Effect of Indonesia’s COVID-19 stimulus packages

Police car in Indonesia

Will Indonesia’s stimulus packages spur its COVID-19 affected economy?

By Associate Professor Pierre van der Eng

Indonesia announced stimulus packages on 25 February13 March and 18 March with a total value of US$12 billion (Rp 181 trillion) aimed at keeping Indonesia’s economy ticking over during the COVID-19 pandemic. This is equivalent to 1.1 per cent of GDP in 2019 and 6.5 per cent of the 2020 state budget, indicating the government’s concern about the impact of the pandemic. A further package is being prepared.

Each package contains detailed measures. But they do not specify how the government expects the pandemic to affect Indonesia’s economy and society.

A few things are increasingly beyond dispute.

The rate of infections and deaths will increase rapidly in the coming weeks. Indonesia’s healthcare system will be under enormous strain to accommodate COVID-19 patients. Most symptomatic people will be cared for at home, where they may infect family members. Indonesia’s poor will lack the economic resilience necessary to self-isolate or heed a lockdown when it is called to contain the spread of the virus.

A strong sense of urgency underpins the stimulus packages. They look impressive and testify to the government’s resolve to mitigate an economic slowdown. They comprise of both fiscal measures, such as tax breaks and specific subsidies for companies and individuals, and non-fiscal measures to stimulate exports and imports.

But two factors limit the ability of Indonesia’s government to stimulate the economy.

First, Indonesia’s state budget (US$180 billion in 2020) for a population of 270 million people is similar to the US state of New York’s budget (US$178 billion in 2020) for 20 million people.
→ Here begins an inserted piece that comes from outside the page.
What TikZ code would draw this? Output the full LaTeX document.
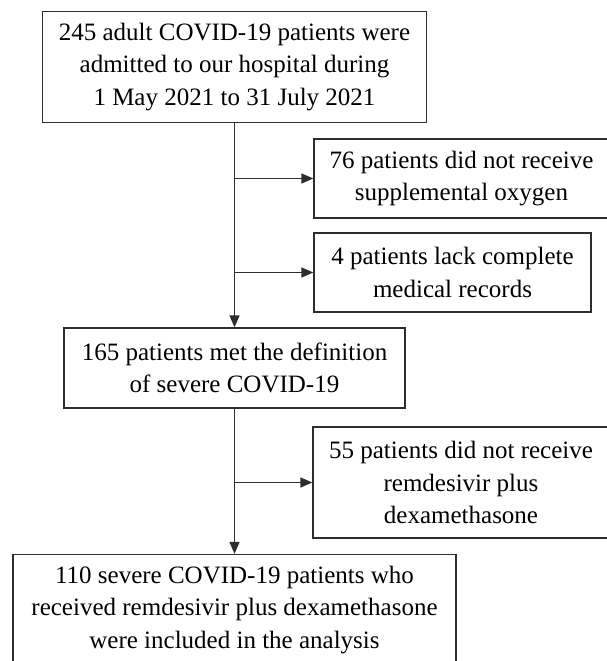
\documentclass[tikz,border=0pt]{standalone}
\usepackage{fontspec}
\setmainfont{Liberation Serif}
\usetikzlibrary{arrows.meta}
\definecolor{framegray}{RGB}{45,45,45}

\begin{document}
\begin{tikzpicture}[x=1pt, y=-1pt,
  box/.style={draw=framegray, line width=1.3pt, align=center, inner sep=0pt,
    font=\fontsize{25}{32.5}\selectfont},
  link/.style={draw=framegray, line width=1.3pt, -{Triangle[length=12pt, width=10pt]}}]

\useasboundingbox (0,0) rectangle (607,661);

\node[box, minimum width=384pt, minimum height=111pt] (admitted) at (234.5,67)
  {245 adult COVID-19 patients were\\ admitted to our hospital during\\ 1 May 2021 to 31 July 2021};
\node[box, minimum width=295pt, minimum height=79pt] (nooxygen) at (461.5,178.5)
  {76 patients did not receive\\ supplemental oxygen};
\node[box, minimum width=277pt, minimum height=79pt] (norecords) at (452.5,272.5)
  {4 patients lack complete\\ medical records};
\node[box, minimum width=341pt, minimum height=80pt] (severe) at (234.5,368)
  {165 patients met the definition\\ of severe COVID-19};
\node[box, minimum width=296pt, minimum height=111pt] (notreated) at (461,482.5)
  {55 patients did not receive\\ remdesivir plus\\ dexamethasone};
\node[box, minimum width=443pt, minimum height=111pt] (included) at (234.5,610)
  {110 severe COVID-19 patients who\\ received remdesivir plus dexamethasone\\ were included in the analysis};

% main flow
\draw[link] (admitted.south) -- (severe.north);
\draw[link] (severe.south) -- (included.north);

% exclusions
\coordinate (cut1) at (admitted.south |- nooxygen.west);
\coordinate (cut2) at (admitted.south |- norecords.west);
\coordinate (cut3) at (severe.south |- notreated.west);
\draw[link] (cut1) -- (nooxygen.west);
\draw[link] (cut2) -- (norecords.west);
\draw[link] (cut3) -- (notreated.west);
\end{tikzpicture}
\end{document}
Much of Indonesia’s budget is earmarked for subventions to local governments for routine spending, which limits discretionary spending options.

Second, both central and regional governments have limited capacity to raise additional funds at short notice. Efforts by the Ministry of Finance to increase the low tax compliance and low income tax revenues in recent years have not been very successful. The scope for additional local taxation is limited.

A major impediment is the law that limits the annual budget deficit to 3 per cent of GDP. President Joko Widodo announced a raising of the limit to 5 per cent on 27 March to fight COVID-19. Still, the cap limits the fiscal stimulus of decreasing taxation and increasing spending, even though the debt-to-GDP ratio is currently around 30 per cent, which is modest from an international perspective.

Indonesia’s stimulus packages contain a range of measures designed to mitigate the economic consequences of the pandemic given these impediments. Not everything in the stimulus packages is new public spending. Part of it is reallocation of budgeted public spending, particularly to boost healthcare. Other parts are non-fiscal and focussed on trade liberalisation.

In addition, Bank Indonesia (BI) is making changes to monetary and financial policy. As foreign portfolio investors rushed out of Indonesia, BI bought more of the government’s debt to finance government expenditure. It may have to buy even more to finance the additional outlay of the stimulus packages. BI is doing what it can to stabilise the exchange rate in the face of capital flight to help constrain the cost of imports. It is also trying to secure the banking system by lowering the policy rate to encourage bank lending.

On the supply side, the pandemic will force many people to stay at home to contain the spread of the virus. This will disrupt supply chains and the availability of products to consumers and companies.

Food logistics agency Bulog has given assurances that its rice stocks will last until the end of 2020. But rice is just one-third of the average calorie intake in Indonesia. Crucial non-rice food distribution will depend on sustained activity in private sector supply chains.

Most companies will face a reduced workforce and disrupted supplies. When their cash flows decrease, they will run down their reserves and cut costs, including dismissing workers. Several aspects of the stimulus packages aim to reduce the burden on companies, such as reducing corporate income tax, so that they survive the coming months.

This may help the formal sector. But the informal sector still employs large numbers of people. Their employers have minimal reserves and will be forced to take remedial action sooner by firing workers. Due to their informal nature, it is hard for government measures to reach them.

On the demand side, increasing economic uncertainty and unemployment will lead to reduced consumer spending. The mainstay of national expenditure is household consumption. The stimulus packages also aim to increase the amount of money in people’s pockets. For example, there will be a six-month income tax exemption for employees in the manufacturing sector with incomes up to around US$12,500.

Another way to encourage consumer spending that is absent from the stimulus packages is to increase Indonesia’s income tax threshold. This seems appealing, but it would not be relevant to the majority of Indonesian workers who are employed in the informal sector and who generally do not pay income tax. For some 15 million of Indonesia’s poorest households that essentially live hand-to-mouth, the packages contain subsidies for basic needs.

The litmus test of the combined stimulus packages will be whether they can successfully encourage households to maintain consumer spending in the uncertain environment caused by the pandemic.

Pierre van der Eng is Associate Professor of International Business at the ANU Research School of Management.